Where there are few alternatives to choose from, consumers may be prepared to settle for a product that meets part of their needs. But in markets where there are many competing brands, a firm that puts its own convenience before the needs of its customers may be courting disaster.

According to research by the Henley Centre, 70 per cent of customers who switch suppliers do so for reasons of “neglect” – not just in terms of communication, but also failing to give them what they want.

Offering consumers more choice is not the issue here. What the fickle customer is seeking is a better fit between the purchased goods or service and their own requirements, not more variety in terms of the number of products. With the development of flexible manufacturing, and tools for profiling the usage habits of consumers, companies increasingly have the means to customise their products or services to suit the preferences of progressively smaller groups of consumers at an individual level. But does the reality of mass customisation live up to expectations?

Mass customisation is different from true customisation in that it uses technology to increase the value that the customer perceives in an essentially standard product or service.

A good example of a company that does this convincingly is the US credit card issuer Capital One.

What distinguishes Capital One from its competitors is not its core product, which is relatively standard, but how it uses information technology and continued market testing to identify the combinations of features that are most effective and which yield an acceptable net present value from different groups of customers. The end result is a product range of 6,000 cards, each designed to appeal to different micro-segments of the company’s 18 million customer base.

Capital One’s information based approach to mass customisation could be replicated by direct marketers operating in any sector where customer usage data can be accessed to determine how consumers differ in their patterns of use and sensitivity to changes in price and quality. In some sectors, such as telecommunications, companies are already practising mass customisation, albeit at a relatively simplistic level.

BT, for example, offers a range of overseas calling plans which it targets, through direct mail, at customers who have recently made calls to particular parts of the world. This is a considerable advancement on what happened in the past, but still falls short of the level of customisation that could be offered if its marketers were able to exploit the detailed call data generated on a daily basis by its billing systems.

Sybase Business Intelligence Europe general manager Sean Kelly says: “The end-game for the telephone companies is to be able to target customers with structured offers that reflect their individual pattern of use; not just by route, but by time of day, season and call duration.”

Most companies still lack the IT capabilities necessary to support mass customisation.
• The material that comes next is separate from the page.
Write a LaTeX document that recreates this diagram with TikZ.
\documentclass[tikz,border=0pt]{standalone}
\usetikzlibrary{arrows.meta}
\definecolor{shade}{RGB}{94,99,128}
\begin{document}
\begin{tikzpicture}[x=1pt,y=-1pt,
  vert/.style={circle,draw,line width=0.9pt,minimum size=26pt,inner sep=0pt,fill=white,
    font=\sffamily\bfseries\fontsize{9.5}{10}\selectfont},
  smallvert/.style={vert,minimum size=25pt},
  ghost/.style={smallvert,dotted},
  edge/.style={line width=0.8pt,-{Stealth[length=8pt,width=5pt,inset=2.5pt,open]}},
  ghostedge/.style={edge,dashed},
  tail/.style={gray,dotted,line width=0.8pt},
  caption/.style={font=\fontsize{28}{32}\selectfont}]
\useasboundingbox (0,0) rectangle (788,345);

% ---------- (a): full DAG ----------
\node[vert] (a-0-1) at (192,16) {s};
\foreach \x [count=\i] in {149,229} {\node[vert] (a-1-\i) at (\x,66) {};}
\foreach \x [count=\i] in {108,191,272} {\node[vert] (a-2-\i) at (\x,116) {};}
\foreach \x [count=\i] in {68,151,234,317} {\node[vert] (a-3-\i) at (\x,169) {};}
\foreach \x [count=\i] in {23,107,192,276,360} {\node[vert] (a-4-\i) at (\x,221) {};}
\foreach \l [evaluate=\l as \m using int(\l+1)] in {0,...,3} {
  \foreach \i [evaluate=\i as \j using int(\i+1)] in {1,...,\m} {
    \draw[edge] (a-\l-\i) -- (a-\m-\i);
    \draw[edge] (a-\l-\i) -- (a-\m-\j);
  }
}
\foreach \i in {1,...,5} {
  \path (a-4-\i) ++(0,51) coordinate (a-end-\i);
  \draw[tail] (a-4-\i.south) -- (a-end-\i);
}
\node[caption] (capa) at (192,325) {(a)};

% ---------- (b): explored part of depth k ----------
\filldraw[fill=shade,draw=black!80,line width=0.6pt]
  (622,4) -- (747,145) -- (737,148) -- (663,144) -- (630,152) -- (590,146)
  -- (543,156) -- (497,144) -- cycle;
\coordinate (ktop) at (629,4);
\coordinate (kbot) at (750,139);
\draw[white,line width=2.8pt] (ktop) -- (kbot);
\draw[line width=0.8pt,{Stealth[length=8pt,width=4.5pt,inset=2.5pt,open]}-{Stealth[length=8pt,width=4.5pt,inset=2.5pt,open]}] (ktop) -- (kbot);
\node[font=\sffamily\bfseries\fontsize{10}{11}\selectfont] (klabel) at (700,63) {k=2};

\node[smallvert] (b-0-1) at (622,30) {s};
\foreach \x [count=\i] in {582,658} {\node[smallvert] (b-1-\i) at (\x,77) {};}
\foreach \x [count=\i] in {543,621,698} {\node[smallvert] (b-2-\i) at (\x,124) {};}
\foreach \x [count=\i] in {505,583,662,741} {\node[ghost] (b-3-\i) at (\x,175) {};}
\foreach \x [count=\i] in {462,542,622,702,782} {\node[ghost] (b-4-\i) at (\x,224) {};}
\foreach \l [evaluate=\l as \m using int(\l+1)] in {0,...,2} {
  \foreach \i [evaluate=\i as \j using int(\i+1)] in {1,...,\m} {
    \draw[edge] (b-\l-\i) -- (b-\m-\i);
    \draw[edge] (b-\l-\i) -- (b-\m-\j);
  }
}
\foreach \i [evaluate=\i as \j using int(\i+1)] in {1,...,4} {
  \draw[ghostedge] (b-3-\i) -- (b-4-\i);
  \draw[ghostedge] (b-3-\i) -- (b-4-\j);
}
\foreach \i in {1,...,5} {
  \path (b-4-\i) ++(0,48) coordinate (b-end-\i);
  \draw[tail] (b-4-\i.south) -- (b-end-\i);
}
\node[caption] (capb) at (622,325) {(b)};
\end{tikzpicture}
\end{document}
This includes not just the memory capacity to house the data, but also a single company-wide database into which information can be fed from all customer contact channels, including call centres, direct response channels, Web pages and field sales. Unfortunately IT is not the only force working against the ability to deliver a more customised service – organisational weaknesses compound the problem.
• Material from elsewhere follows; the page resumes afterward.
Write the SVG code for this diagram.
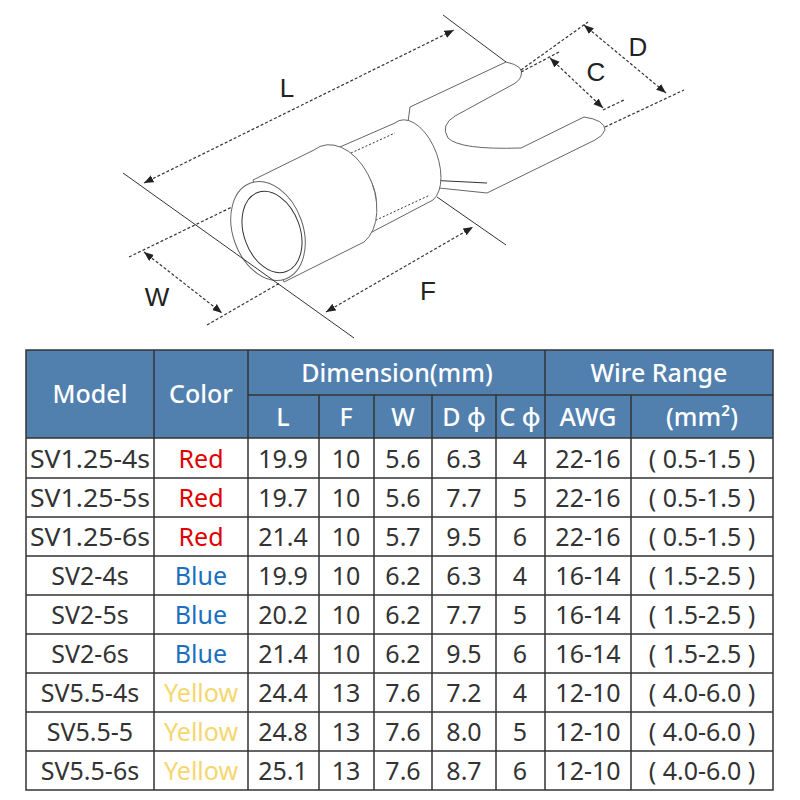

Kelly says: “A great deal of direct marketing fails, not because the offer is irrelevant to the consumer, but simply because the approach is mis-timed.”

In many sectors, such as banking, telecommunications and insurance, companies have access to data which pinpoints the precise moment at which the consumer enters the market for an additional product. All too often, however, this intelligence goes to waste, because the company in question has no process for extracting the significant data and using it to trigger a relevant “event-driven” marketing communication.
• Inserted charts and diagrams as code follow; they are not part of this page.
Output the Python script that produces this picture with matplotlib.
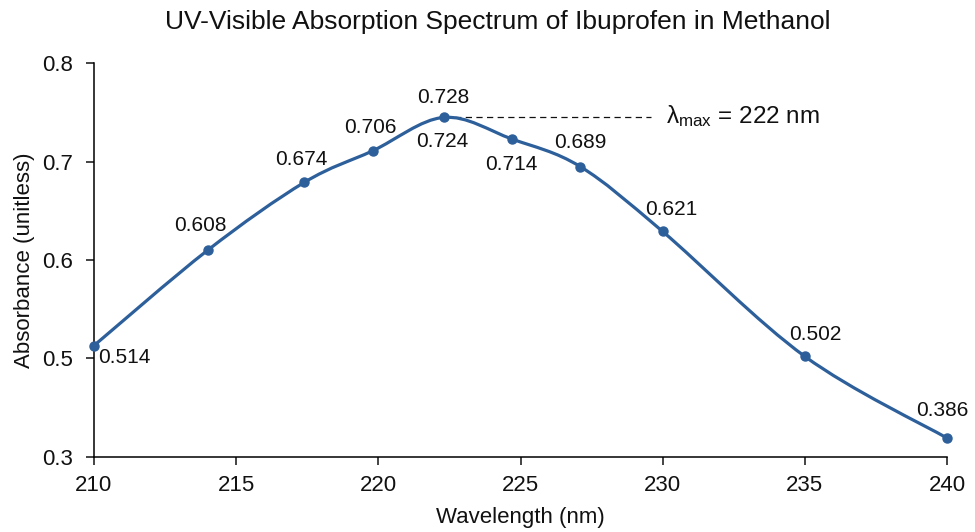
import matplotlib
matplotlib.use('Agg')

from matplotlib import pyplot as plt
from matplotlib.path import Path
from matplotlib.patches import PathPatch
import numpy as np

plt.rcParams['font.family'] = ['Liberation Sans', 'DejaVu Sans']
plt.rcParams['mathtext.fontset'] = 'custom'
plt.rcParams['mathtext.rm'] = 'Liberation Sans'
plt.rcParams['mathtext.it'] = 'Liberation Sans:italic'

# measured point positions (nm, absorbance as drawn on the axis)
wavelength = [210, 214, 217.4, 219.8, 222.3, 224.7, 227.1, 230, 235, 240]
absorbance = [0.513, 0.610, 0.679, 0.711, 0.745, 0.723, 0.695, 0.629, 0.502, 0.419]

# printed value labels and where they sit relative to each point (px)
value_labels = ['0.514', '0.608', '0.674', '0.706', '0.728', '0.714', '0.689', '0.621', '0.502', '0.386']
label_offsets = [(30, -12), (-7, 25), (-3, 23), (-2, 23), (0, 20), (-1, -25), (0, 24), (9, 22), (10, 22), (-5, 28)]
extra_label = '0.724'

ytick_pos = [0.4, 0.5, 0.6, 0.7, 0.8]
ytick_labels = ['0.3', '0.5', '0.6', '0.7', '0.8']
xticks = [210, 215, 220, 225, 230, 235, 240]

blue = '#2D5F9B'
ink = '#111111'

fig = plt.figure(figsize=(9.75, 5.32), dpi=100)
ax = fig.add_axes([0.0964, 0.1415, 0.8749, 0.7395])
ax.spines['right'].set_visible(False)
ax.spines['top'].set_visible(False)
ax.spines['left'].set_linewidth(1.1)
ax.spines['bottom'].set_linewidth(1.1)
ax.set_xlim(210, 240)
ax.set_ylim(0.4, 0.8)
ax.set_xticks(xticks)
ax.set_yticks(ytick_pos)
ax.set_yticklabels(ytick_labels)
ax.tick_params(direction='out', length=6, width=1.1, labelsize=16, colors=ink)
ax.tick_params(axis='x', pad=7)
ax.tick_params(axis='y', pad=9)

# smoothed line, excel style (cubic bezier through the points)
x = np.array(wavelength)
y = np.array(absorbance)
n = len(x)
verts = [(x[0], y[0])]
codes = [Path.MOVETO]
for i in range(n - 1):
    x0, y0 = (x[i - 1], y[i - 1]) if i > 0 else (x[i], y[i])
    x3, y3 = (x[i + 2], y[i + 2]) if i + 2 < n else (x[i + 1], y[i + 1])
    c1 = (x[i] + (x[i + 1] - x0) / 6, y[i] + (y[i + 1] - y0) / 6)
    c2 = (x[i + 1] - (x3 - x[i]) / 6, y[i + 1] - (y3 - y[i]) / 6)
    verts += [c1, c2, (x[i + 1], y[i + 1])]
    codes += [Path.CURVE4] * 3
ax.add_patch(PathPatch(Path(verts, codes), facecolor='none', edgecolor=blue,
                       lw=2.3, capstyle='round', zorder=3, clip_on=False))
ax.plot(wavelength, absorbance, 'o', color=blue, ms=6.5, zorder=4, clip_on=False)

for xi, yi, lab, (dx, dy) in zip(wavelength, absorbance, value_labels, label_offsets):
    ax.annotate(lab, (xi, yi), xytext=(dx, dy), textcoords='offset pixels',
                ha='center', va='center', fontsize=15, color=ink)
imax = int(np.argmax(absorbance))
ax.annotate(extra_label, (wavelength[imax], absorbance[imax]), xytext=(-1, -24),
            textcoords='offset pixels', ha='center', va='center', fontsize=15, color=ink)

# lambda max marker
ax.plot([wavelength[imax], 229.6], [absorbance[imax]] * 2, '--', color=ink, lw=0.9,
        dashes=(5, 3.5), zorder=2)
ax.text(230.1, absorbance[imax] + 0.001, r'$\mathrm{λ}_{\mathrm{max}}$ = 222 nm', fontsize=17.5,
        va='center', ha='left', color=ink)

ax.set_xlabel('Wavelength (nm)', fontsize=16, labelpad=8, color=ink)
ax.set_ylabel('Absorbance (unitless)', fontsize=16, labelpad=5, color=ink)
fig.text(0.511, 0.958, 'UV-Visible Absorption Spectrum of Ibuprofen in Methanol',
         ha='center', va='center', fontsize=19, color=ink)

fig.savefig('out.png', dpi=100)
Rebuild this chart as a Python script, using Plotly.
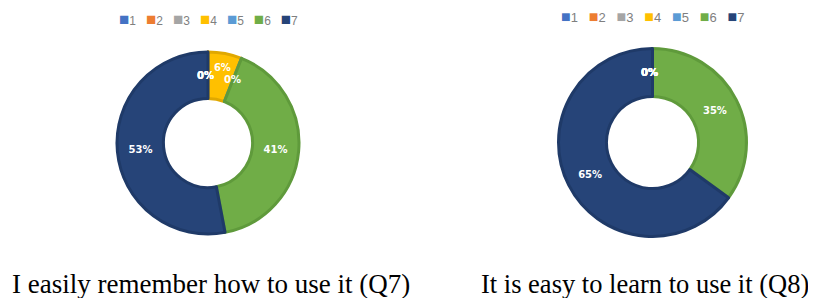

Event-driven marketing is beginning to make headway in Europe, but is much more common in the US. The basic idea is to equip the data systems in operation with intelligent filters that can pick out pre-defined transactions that indicate an opportunity to sell to a customer. For example, if an application is made for a home loan, it would suggest the customer is potentially interested in home insurance. Similarly, a change in status from employed to self-employed would suggest an opportunity to sell the client a private pension plan.

Knowing when to contact a customer can confer huge benefits on direct marketers. However, the difficulties involved in turning detailed knowledge of individual consumers into marketing action cannot be underestimated.

Mark Patron, managing director of the lifestyle database company Claritas, says: “Mass customisation is potentially a logistical nightmare. The biggest challenge is to make mass customisation manageable and that means implementing it in conjunction with conventional segmentation.”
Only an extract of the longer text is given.